Liniowiec TSS Duke of Lancaster został zbudowany w połowie lat 50. w stoczni Harland & Wolff w Belfaście. Do służby wszedł w 1956 roku. Pierwotnie zakładano, że parowiec będzie pływać na trasie Heysham-Belfast, ale z czasem zaczęto go wysyłać na dłuższe rejsy wycieczkowe, nawet do Hiszpanii.
Statek liczył sobie 114 m długości, a jego tonaż wynosił 4450 ton. Napęd stanowiły dwie turbiny parowe Parametrada zapewniające prędkość około 21 węzłów. Na pokładzie mogło się pomieścić około 1800 pasażerów.
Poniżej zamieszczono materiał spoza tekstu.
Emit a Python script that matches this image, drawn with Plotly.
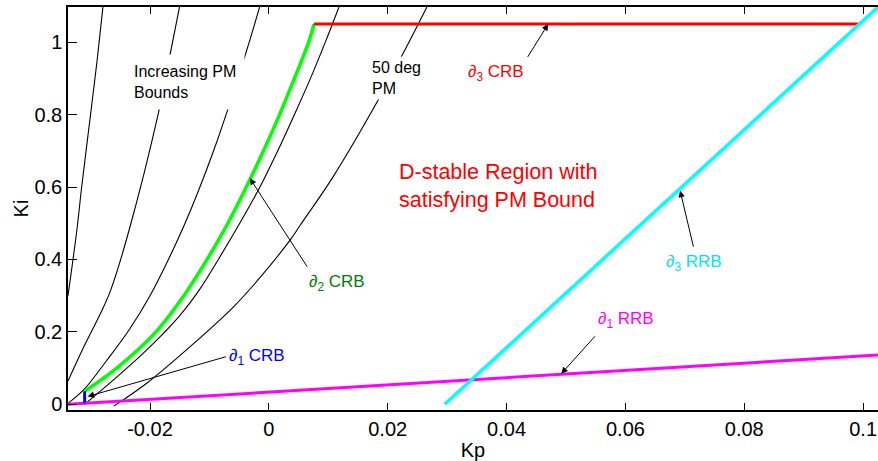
import plotly.graph_objects as go

# Phase-margin boundary curves (black), from lowest to highest Kp at the top edge
kp_pm1 = [-0.0338, -0.0323, -0.0315, -0.0300, -0.0289, -0.0279]
ki_pm1 = [0.300, 0.482, 0.600, 0.801, 0.950, 1.100]

kp_pm2 = [-0.0338, -0.0311, -0.0283, -0.0266, -0.0235, -0.0186, -0.0167, -0.0150]
ki_pm2 = [0.064, 0.160, 0.252, 0.316, 0.482, 0.803, 0.959, 1.100]

kp_pm3 = [-0.0337, -0.0311, -0.0272, -0.0235, -0.0200, -0.0169, -0.0141, -0.0116,
          -0.0093, -0.0072, -0.0052, -0.0033, -0.0015]
ki_pm3 = [0.004, 0.041, 0.123, 0.206, 0.30, 0.40, 0.50, 0.60, 0.70, 0.80, 0.90, 1.00, 1.10]

kp_pm4 = [-0.0310, -0.0261, -0.0205, -0.0151, -0.0117, -0.0085, -0.0049, -0.0015,
          0.0015, 0.0043, 0.0070, 0.0095, 0.0118]
ki_pm4 = [0.000, 0.068, 0.151, 0.243, 0.316, 0.40, 0.50, 0.60, 0.70, 0.80, 0.90, 1.00, 1.097]

# 50 deg phase-margin bound
kp_pm50 = [-0.0261, -0.0205, -0.0132, -0.0059, -0.0018, 0.0036, 0.0053, 0.0108, 0.0187, 0.0226, 0.0266]
ki_pm50 = [-0.005, 0.059, 0.160, 0.270, 0.344, 0.454, 0.495, 0.628, 0.849, 0.969, 1.097]

# Complex root boundaries
kp_crb1 = [-0.0310, -0.0310]
ki_crb1 = [0.003, 0.036]

kp_crb2 = [-0.0310, -0.0256, -0.0190, -0.0143, -0.0104, -0.0069, -0.0038, -0.0009,
           0.0018, 0.0043, 0.0067, 0.0076]
ki_crb2 = [0.036, 0.10, 0.20, 0.30, 0.40, 0.50, 0.60, 0.70, 0.80, 0.90, 1.00, 1.05]

kp_crb3 = [0.0076, 0.0992]
ki_crb3 = [1.05, 1.05]

# Real root boundaries
kp_rrb1 = [-0.0338, 0.1025]
ki_rrb1 = [0.0, 0.136]

kp_rrb3 = [0.0296, 0.1031]
ki_rrb3 = [0.0, 1.106]

x_ticks = [-0.02, 0, 0.02, 0.04, 0.06, 0.08, 0.1]
x_tick_text = ["-0.02", "0", "0.02", "0.04", "0.06", "0.08", "0.1"]
y_ticks = [0, 0.2, 0.4, 0.6, 0.8, 1.0]
y_tick_text = ["0", "0.2", "0.4", "0.6", "0.8", "1"]

FONT = "Arial, Liberation Sans, sans-serif"

fig = go.Figure()

for kp, ki in [(kp_pm1, ki_pm1), (kp_pm2, ki_pm2), (kp_pm3, ki_pm3),
               (kp_pm4, ki_pm4), (kp_pm50, ki_pm50)]:
    fig.add_trace(go.Scatter(x=kp, y=ki, mode="lines",
                             line=dict(color="black", width=1.1, shape="spline", smoothing=1),
                             hoverinfo="skip"))

fig.add_trace(go.Scatter(x=kp_rrb1, y=ki_rrb1, mode="lines",
                         line=dict(color="#ff00ff", width=3)))
fig.add_trace(go.Scatter(x=kp_crb2, y=ki_crb2, mode="lines",
                         line=dict(color="#00ff00", width=3.5, shape="spline", smoothing=1)))
fig.add_trace(go.Scatter(x=kp_crb1, y=ki_crb1, mode="lines",
                         line=dict(color="#0000ff", width=3)))
fig.add_trace(go.Scatter(x=kp_crb3, y=ki_crb3, mode="lines",
                         line=dict(color="#ff0000", width=3)))
fig.add_trace(go.Scatter(x=kp_rrb3, y=ki_rrb3, mode="lines",
                         line=dict(color="#00ffff", width=3.5)))


def label(x, y, text, color, size=17, bg=None, pad=0):
    fig.add_annotation(x=x, y=y, xref="x", yref="y", text=text, showarrow=False,
                       xanchor="left", yanchor="middle", align="left",
                       font=dict(family=FONT, size=size, color=color),
                       bgcolor=bg, borderpad=pad)


def arrow(x_head, y_head, x_tail, y_tail):
    fig.add_annotation(x=x_head, y=y_head, ax=x_tail, ay=y_tail,
                       xref="x", yref="y", axref="x", ayref="y",
                       text="", showarrow=True, arrowhead=2, arrowsize=1.3,
                       arrowwidth=1, arrowcolor="black", standoff=0, startstandoff=0)


label(-0.0242, 0.890, "Increasing PM<br>Bounds", "black", size=16, bg="white", pad=8)
label(0.0168, 0.900, "50 deg<br>PM", "black", size=16, bg="white", pad=2)
label(0.0218, 0.604, "D-stable Region with<br>satisfying PM Bound", "#ff0000", size=21.5)

label(0.0333, 0.915, "<i>∂</i><sub>3</sub> CRB", "#ff0000")
label(0.0066, 0.336, "<i>∂</i><sub>2</sub> CRB", "#008000")
label(-0.0068, 0.130, "<i>∂</i><sub>1</sub> CRB", "#0000ff")
label(0.0667, 0.391, "<i>∂</i><sub>3</sub> RRB", "#00e5e5")
label(0.0552, 0.232, "<i>∂</i><sub>1</sub> RRB", "#ff00ff")

arrow(0.0470, 1.050, 0.0434, 0.955)
arrow(-0.0032, 0.624, 0.0066, 0.376)
arrow(-0.0305, 0.0215, -0.0070, 0.1325)
arrow(0.0692, 0.590, 0.0715, 0.431)
arrow(0.0492, 0.0845, 0.0551, 0.192)

fig.update_layout(
    width=878, height=461,
    margin=dict(l=68, r=0, t=7, b=51),
    paper_bgcolor="white", plot_bgcolor="white",
    showlegend=False,
    font=dict(family=FONT, size=20, color="black"),
)
fig.update_xaxes(
    range=[-0.0338, 0.1025], tickvals=x_ticks, ticktext=x_tick_text,
    ticks="inside", ticklen=7, tickwidth=1, tickcolor="black",
    showline=True, linecolor="black", linewidth=1.5, mirror="allticks",
    showgrid=False, zeroline=False,
    title=dict(text="Kp", standoff=4, font=dict(size=20)),
    tickfont=dict(size=20),
)
fig.update_yaxes(
    range=[-0.0157, 1.097], tickvals=y_ticks, ticktext=y_tick_text,
    ticks="inside", ticklen=9, tickwidth=1, tickcolor="black",
    showline=True, linecolor="black", linewidth=1.5, mirror=False,
    showgrid=False, zeroline=False,
    title=dict(text="Ki", standoff=0, font=dict(size=20)),
    tickfont=dict(size=20),
)

fig.write_html("out.html")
Pod koniec lat 60. statek przebudowano, dodając na rufie wrota dla pojazdów, a jeden z pokładów przystosowano do przewozu 105 samochodów. W wyniku zmian liczba pasażerów spadła do 1200 osób. Pod koniec lat 70. z powodu braku opłacalności dalszej eksploatacji parowca, podjęto decyzję o jego wycofaniu ze służby i przeniesieniu do Barrow in Furness w Cumbrii.
Wycofany z eksploatacji parowiec przerobiono na atrakcję turystyczną – The Fun Ship. Wnętrze jednostki zostało zaadoptowane na pomieszczenia z automatami, bary i kasyno. Następnie dawny statek pasażerski został na stałe zacumowany w doku w Llanerch-y-Mor.
W 2004 roku przedstawiciele firmy Empirewise, którzy gospodarowali na Duke of Lancaster, postanowili zamknąć interes. Opuszczony liniowiec zaczął popadać w ruinę. Dopiero w 2012 roku przypomniano sobie o niszczejącym statku. Z inicjatywy kolektywu DuDug do Llanerch-y-Mor przyjechali uliczni artyści z całego świata, tacy jak: Goin, Fin DAC, Lora Zombie, Mr Zero, Fat Heat, Kiwie i Bungle. Graficiarze stworzyli ogromne obrazy na zabytkowym kadłubie statku.
Po chwilowym zainteresowaniu “Czarny Książę” znów popadł w zapomnienie. Aby zabezpieczyć stary parowiec przed destrukcją powodowaną przez korozję, w 2017 roku podjęto decyzję o przemalowaniu burt jednostki na kolor czarny. Od tamtego czasu Duke of Lancaster czeka w doku Llanerch-y-Mor na swoje kolejne odrodzenie.
Komentarze 19
Kurde,taki artykul,ze nie ma zadnego punktu zaczepienia.
Nie wiem,co bedziemy tu komentowac.
#1:
Na przykład to, że -tak à propos Belfastu, stoczni i łajby- parę dni temu była kolejna rocznica zatonięcia Titanica, zbudowanego w tej samej stoczni Harland & Wolff, i redaktorom emito przeszła koło nosa okazja na niezły, klikbajtowy tekst. ;)
czarny ksiaze to bardzo rasistowskie......
Albo:
Stare i dobre to wino i skrzypce...
oddać do huty to przynajmniej jakiś pożytek z tego będzie, po co inwestować w malowanie itp?. bzdurne podejście.